O that you would kill the wicked, O God,
   and that the bloodthirsty would depart from me—
those who speak of you maliciously,
   and lift themselves up against you for evil!
Do I not hate those who hate you, O Lord?
   And do I not loathe those who rise up against you?
I hate them with perfect hatred;
   I count them my enemies.
Search me, O God, and know my heart;
   test me and know my thoughts.
See if there is any wicked way in me,
   and lead me in the way everlasting.

You have to admire the honesty.  I know some wicked who need a divine smiting.   Let’s have a prayer and name the wicked.   Come on, it will be cathartic.   If you are too bashful, just name the wicked in your hearts and pray for a strategic bolt of lightning.      The passion is palpable:

I hate them with a perfect hatred.


Once you go there you then have a moment to pause…

Oh wait a second.  Before we smite the wicked, Lord, you and me, I better take a quick check in the mirror.   See if there might be some wicked in between my teeth.   The psalmist is willing to take the test.  

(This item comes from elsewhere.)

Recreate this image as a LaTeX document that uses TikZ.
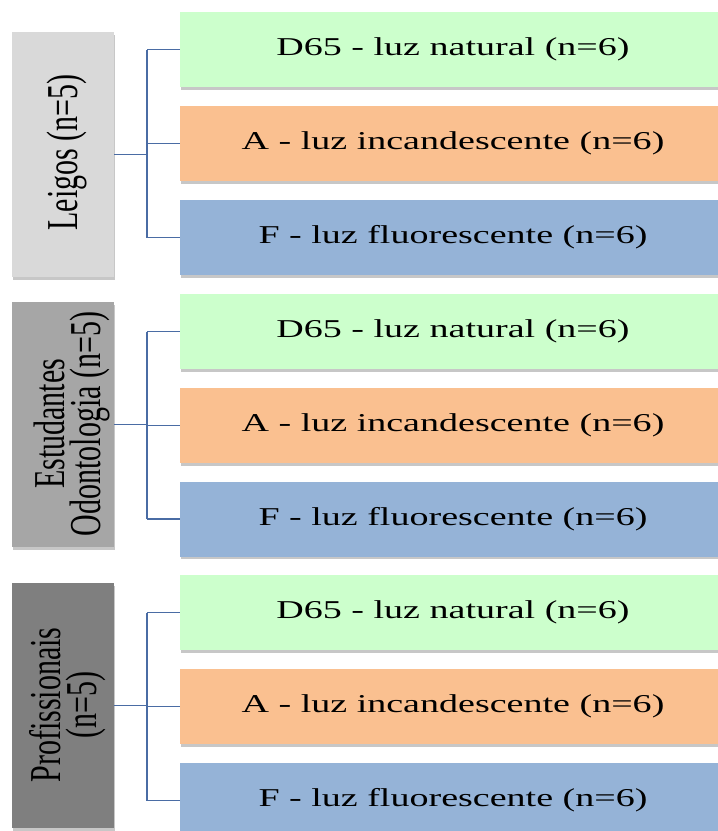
\documentclass[tikz,border=0pt]{standalone}
\usepackage{fontspec}
\setmainfont{Liberation Serif}
\usetikzlibrary{shadows}
\definecolor{grpA}{HTML}{D9D9D9}
\definecolor{grpB}{HTML}{A6A6A6}
\definecolor{grpC}{HTML}{7F7F7F}
\definecolor{lgreen}{HTML}{CCFFCC}
\definecolor{lorange}{HTML}{FAC090}
\definecolor{lblue}{HTML}{95B3D7}
\definecolor{linkblue}{RGB}{74,108,164}
\newcommand\htext[1]{\raisebox{-1.5pt}{\scalebox{1.48}[1]{\fontsize{25.7}{30}\selectfont #1}}}
\newcommand\vtext[1]{\scalebox{1}[1.47]{\fontsize{30}{24}\selectfont\shortstack{#1}}}
\tikzset{
  boxshadow/.style={drop shadow={shadow xshift=0.6pt, shadow yshift=-2.5pt, fill=black, opacity=0.22}},
  grpbox/.style={minimum width=102pt, minimum height=245pt, inner sep=0pt, boxshadow},
  grplabel/.style={rotate=90, inner sep=0pt, text=black},
  condbox/.style={minimum width=546pt, minimum height=75pt, inner sep=0pt, boxshadow, text=black},
  link/.style={draw=linkblue, line width=1.6pt},
}
\begin{document}
\begin{tikzpicture}[x=1pt,y=1pt]
\useasboundingbox[fill=white] (0,0) rectangle (718,-831);

% group boxes
\node[grpbox, fill=grpA] (P1) at (63,-154.5) {};
\node[grpbox, fill=grpB] (P2) at (63,-424.5) {};
\node[grpbox, fill=grpC] (P3) at (63,-705.5) {};
\node[grplabel] (L1) at (67,-152.5) {\vtext{Leigos (n=5)}};
\node[grplabel] (L2) at (72,-424) {\vtext{Estudantes\\Odontologia (n=5)}};
\node[grplabel] (L3) at (67.5,-705) {\vtext{Profissionais\\(n=5)}};

% condition boxes
\node[condbox, fill=lgreen]  (C11) at (453,-49.5)  {\htext{D65 - luz natural (n=6)}};
\node[condbox, fill=lorange] (C12) at (453,-143.5) {\htext{A - luz incandescente (n=6)}};
\node[condbox, fill=lblue]   (C13) at (453,-237.5) {\htext{F - luz fluorescente (n=6)}};

\node[condbox, fill=lgreen]  (C21) at (453,-331.5) {\htext{D65 - luz natural (n=6)}};
\node[condbox, fill=lorange] (C22) at (453,-425.5) {\htext{A - luz incandescente (n=6)}};
\node[condbox, fill=lblue]   (C23) at (453,-519)   {\htext{F - luz fluorescente (n=6)}};

\node[condbox, fill=lgreen]  (C31) at (453,-612.5) {\htext{D65 - luz natural (n=6)}};
\node[condbox, fill=lorange] (C32) at (453,-706.5) {\htext{A - luz incandescente (n=6)}};
\node[condbox, fill=lblue]   (C33) at (453,-800.5) {\htext{F - luz fluorescente (n=6)}};

% connectors
\foreach \g in {1,2,3}{
  \draw[link] (P\g.east) -- ++(33,0) coordinate (J\g);
  \draw[link] (J\g |- C\g1.west) -- (J\g |- C\g3.west);
  \foreach \c in {1,2,3}{
    \draw[link] (J\g |- C\g\c.west) -- (C\g\c.west);
  }
}
\end{tikzpicture}
\end{document}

Search me, O God, and know my heart;
Test me and know my thoughts.
See if there is any wicked way in me,
And lead me in the way everlasting.

That is the transformative path.   The psalm begins with Life as oppressive and moves toward Life as transformative, even the wicked without and within are led “the way everlasting.”  

The reason Psalm 139 is enduring and endearing is because it is so human.    It asks the hard questions and expresses the uncomfortable emotions and allows the space for that.    

I thank you for allowing me that space.  I hope you have experienced that space as well.    I hope that at times I have articulated some of your own journey.    Sometimes we just need a validation that our experiences are shared.

We all need space to be honest, vulnerable, and as politically incorrect as we need to be in order to follow the path we need to follow.   

In some cases, we just need to be in the dark for awhile.